I acknowledge that the state's failure to challenge the cruddy Corps decisions in the 2000s over the ensuing years means that we are unfortunately left in a situation where the South Coast would effectively be asked to wait a bit longer for transit in order to do it the right way. That's regrettable, and that's the fault of successive administrations. It does not, however, justify a born-flawed build that inherently screws over Buzzards Bay and the Cape, with a significant chance of killing Phase II stone dead (keeping the Buzzards problem around forever) if the ridership is a severe disappointment.
Finally you're argument about unlimited resources is the true strawman here so I will put it to you. Name me a project that impacts more people that is being delayed directly because of SCR? Not speculation, but in actual reality?
Stating the
fact that the state has limited resources to spend on transportation (indeed, on anything, given that states can't print their own money) isn't a strawman. I note with amusement your effort to change the argument to one that I wasn't making, but I didn't say anything about other, more impactful projects being delayed. My argument was about the efficient, effective, appropriate allocation of money to generate the most return on investment; doing SCR badly by building it in a way that makes it less useful than it could be while simultaneously screwing over the prospects of an unrelated proposal (Buzzards) is a bad use of money. All it does is get SCR built in a lesser fashion with a nice side dose of potentially killing both full-SCR and Buzzards/Cape. (Oh, and given that the data's not in a position to analyze, it's entirely possible that the Buzzards/Cape service which is directly being delayed would impact more people, because raw population isn't the number to go on here.)
If you want to argue that spending money on a poor-quality version of a project, just so it gets done sooner, damn the consequences, is what should be done, that it's the right move, by all means, argue it. Such arguments do have a tendency, however, to devolve into ones of who "deserves" what, which tends not to lend itself to empirical answers.
And you know this..... how? Elitist, much?
I imagine that such comments reflect that most people who can afford to live closer in to the core tend to do so. I can't speak to whether there's elitism in that, though I will say that I tend to doubt that there are huge numbers of high-demand, well-paid workers who
would live in FR/NB if only it had Commuter Rail service. That doesn't mean that workers won't use and benefit from the service, let alone that it shouldn't be built, but it is a generally-accurate reflection of how people tend to behave. (I for one don't think it's in itself elitist to note that people with the means to do so often behave in elitist ways.)
I'm not here to dunk on people, but over the years many of you were sure this project would never happen. You'll have to forgive me if I take your current predictions with a grain of salt...
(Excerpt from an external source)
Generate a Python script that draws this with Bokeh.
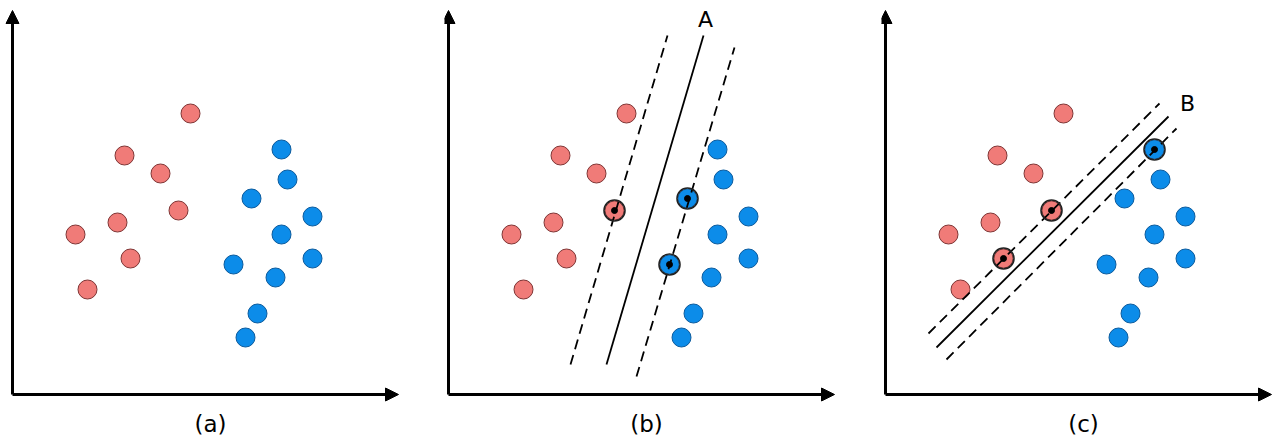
from bokeh.plotting import figure
from bokeh.layouts import row
from bokeh.models import Arrow, NormalHead
from bokeh.embed import file_html
from bokeh.resources import INLINE
from bokeh.core.properties import value

# ---- data (same point cloud in every panel) ----
red_x = [178, 112, 148, 166, 105, 63, 118, 75]
red_y = [281, 239, 221, 184, 172, 160, 136, 105]
blue_x = [269, 275, 239, 300, 269, 221, 300, 263, 245, 233]
blue_y = [245, 215, 196, 178, 160, 130, 136, 117, 81, 57]

panel_labels = ["(a)", "(b)", "(c)"]

# hyperplane A (panel b): x-start, y-start, x-end, y-end
A_solid = [158, 30, 255, 359]
A_upper = [122, 30, 219, 359]
A_lower = [188, 18, 286, 347]
A_label = ["A"]
A_sv_red = [3]
A_sv_blue = [2, 5]

# hyperplane B (panel c)
B_solid = [51, 47, 283, 278]
B_upper = [43, 61, 274, 291]
B_lower = [61, 35, 291, 266]
B_label = ["B"]
B_sv_red = [6, 3]
B_sv_blue = [0]

X_AXIS_LEN = 386
Y_AXIS_LEN = 384

RED_FILL = "#F07B78"
RED_LINE = "#7E3434"
BLUE_FILL = "#0C8CE9"
BLUE_LINE = "#0B5A9C"

widths = [444, 437, 395]
left_pad = [12, 4, 4]
H = 438
TOP = 394


def make_panel(i):
    w = widths[i]
    lp = left_pad[i]
    p = figure(width=w, height=H, x_range=(-lp, w - lp), y_range=(TOP - H, TOP),
               output_backend="svg", toolbar_location=None,
               min_border=0, min_border_left=0, min_border_right=0,
               min_border_top=0, min_border_bottom=0)
    p.axis.visible = False
    p.grid.visible = False
    p.outline_line_color = None
    p.background_fill_color = "white"
    p.border_fill_color = "white"

    p.add_layout(Arrow(end=NormalHead(size=13, fill_color="black", line_color="black"),
                       x_start=0, y_start=0, x_end=0, y_end=Y_AXIS_LEN,
                       line_width=3, line_color="black"))
    p.add_layout(Arrow(end=NormalHead(size=13, fill_color="black", line_color="black"),
                       x_start=0, y_start=0, x_end=X_AXIS_LEN, y_end=0,
                       line_width=3, line_color="black"))

    p.scatter(red_x, red_y, size=19, fill_color=RED_FILL, line_color=RED_LINE, line_width=1)
    p.scatter(blue_x, blue_y, size=19, fill_color=BLUE_FILL, line_color=BLUE_LINE, line_width=1)

    p.text(x=[X_AXIS_LEN / 2 + 5], y=[-29], text=[panel_labels[i]],
           text_font=value("DejaVu Sans"), text_font_size="23px",
           text_align="center", text_baseline="middle", text_color="black")
    return p


def add_margin(p, solid, upper, lower, label, sv_r, sv_b, label_dx, label_dy):
    p.line([solid[0], solid[2]], [solid[1], solid[3]], line_color="black", line_width=1.8)
    for seg in (upper, lower):
        p.line([seg[0], seg[2]], [seg[1], seg[3]], line_color="black",
               line_width=1.8, line_dash="10 6")
    sx = [red_x[k] for k in sv_r] + [blue_x[k] for k in sv_b]
    sy = [red_y[k] for k in sv_r] + [blue_y[k] for k in sv_b]
    p.scatter(sx, sy, size=21, fill_alpha=0.0,
              line_color="#222222", line_width=1.6)
    p.scatter(sx, sy, size=6, fill_color="black", line_color="black")
    p.text(x=[solid[2] + label_dx], y=[solid[3] + label_dy], text=label,
           text_font=value("DejaVu Sans"), text_font_size="22px",
           text_align="center", text_baseline="middle", text_color="black")


pa = make_panel(0)
pb = make_panel(1)
add_margin(pb, A_solid, A_upper, A_lower, A_label, A_sv_red, A_sv_blue, 2, 16)
pc = make_panel(2)
add_margin(pc, B_solid, B_upper, B_lower, B_label, B_sv_red, B_sv_blue, 19, 13)

layout = row(pa, pb, pc, spacing=0)
open("out.html", "w").write(file_html(layout, INLINE))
That's fair enough. Speaking for myself, though I suspect some of the others here may share the sentiment, I for one didn't expect the state to agree to build something so inherently, stupidly, and needlessly flawed as Phase I. Don't get me wrong, I
hope that the ridership is excellent. But I can't bet on it, and I can't really say I approve of a project with this much collateral damage, especially when there's a very distinct possibility not that ridership is as projected (and even based on the projections the costs-per-rider are through the roof) but that it underperforms a-la Greenbush and takes Buzzards/Cape and Phase II with it, and leaves SCR itself the lowest-hanging fruit on the chopping block at the next CR budget crunch.